The electronic book is a concept almost as old as, well, the computer. But, perhaps surprisingly, this idea has yet to start smoking, let alone catch fire. What the market really needs is a well-worked electronic book reader. One that's unobtrusive, easy to use, effective and affordably priced. Irex's Iliad Reader doesn't score highly in all of those categories, but it does enough to suggest that, many years from now, devices like this could be the future of publishing.

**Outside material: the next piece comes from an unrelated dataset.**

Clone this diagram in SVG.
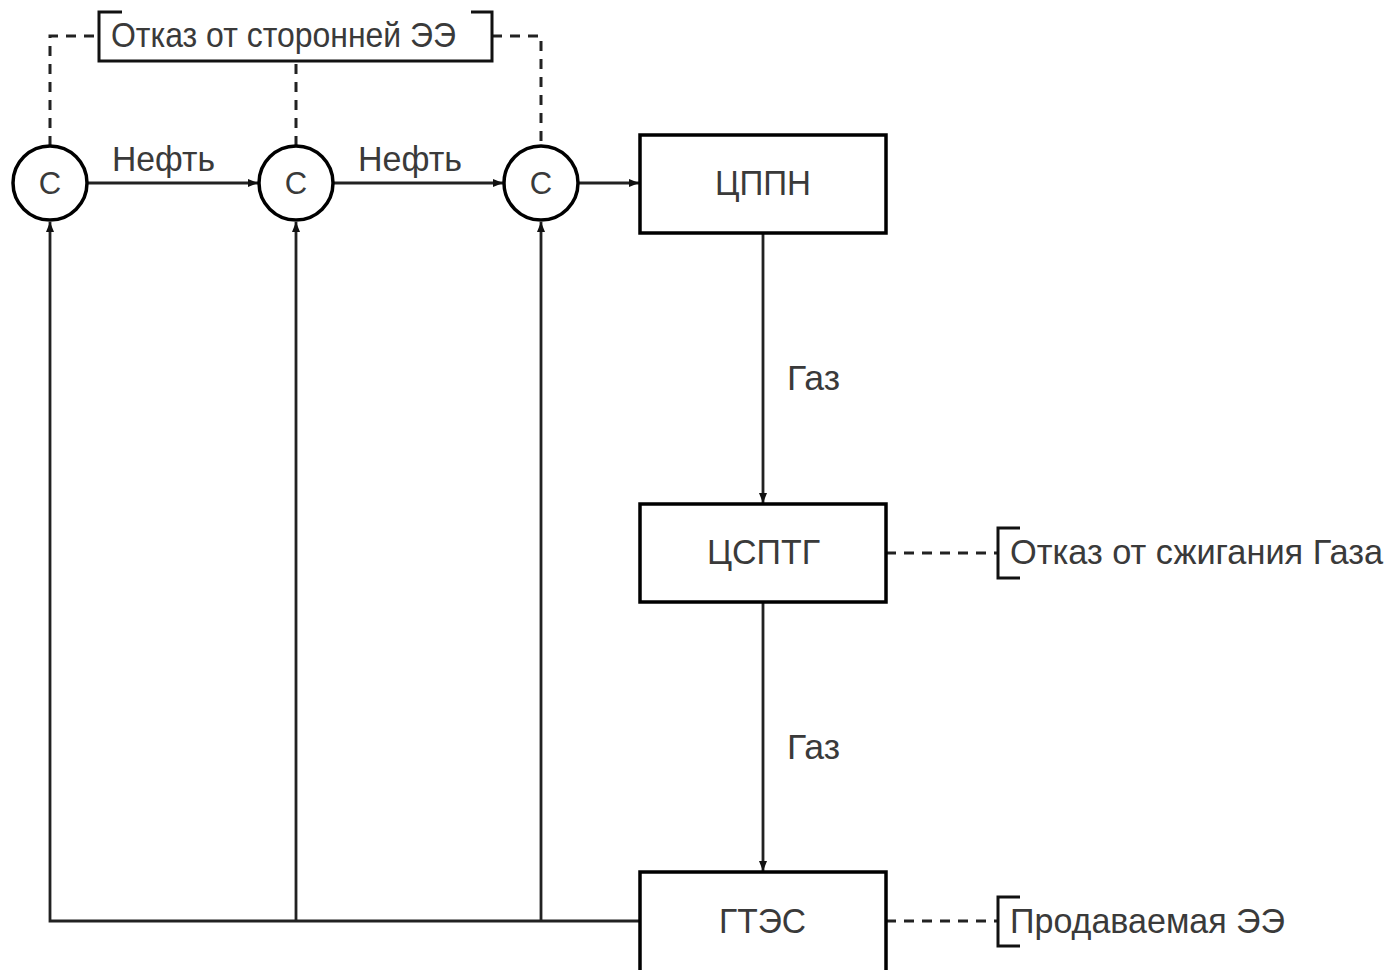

Not much larger than a typical paperback book (and a good deal thinner and lighter), the Iliad Reader feels good to the touch. You probably wouldn't want to use the Iliad Reader one-handed for long periods, but it's no less manageable than a book - and considerably more convenient than a newspaper. The mono screen is non-reflective and, even in bright sunlight can be read comfortably for long periods. The Iliad Reader feels robust, although it probably should come with a protective casing as standard - we wouldn't want to throw it carelessly into a briefcase too many times. Battery life is long and should last for 12-15 hours, and the ability to store over 100 paperback books is a real asset.
The Iliad Reader gives a choice of font sizes, so you can find a way of reading that suits your eyes, and you can even use the stylus to write notes onto the Iliad Reader. Technology can sometimes get in the way of reading, but the Iliad Reader keeps it as simple as possible. A long flipbar is built into the left of the Iliad Reader's screen, and you flick it to the left to go forwards by a page, and to the right to go back - you can reverse these from the settings if they feel unnatural. It does take a second to change from one page to another, but generally the system works pretty well.
However, while it's easy to use the Iliad Reader while reading e-books, you may trip up when using some of its more complex features. The main reason for this is that the Iliad Reader's instructions are mostly electronic - no printed manual is provided. We appreciate that the Iliad Reader is supposed to be replacing the physical book, but it's rather hard to follow the instructions when they disappear every time you bring up whichever menu or option it is that you're trying to master.
This is a shame, since it's through grasping the more complex concepts of the Iliad Reader that it really comes into its own, and tasks such as downloading extra books (using services like Mobipocket) and newspapers are far more difficult than they really ought to be.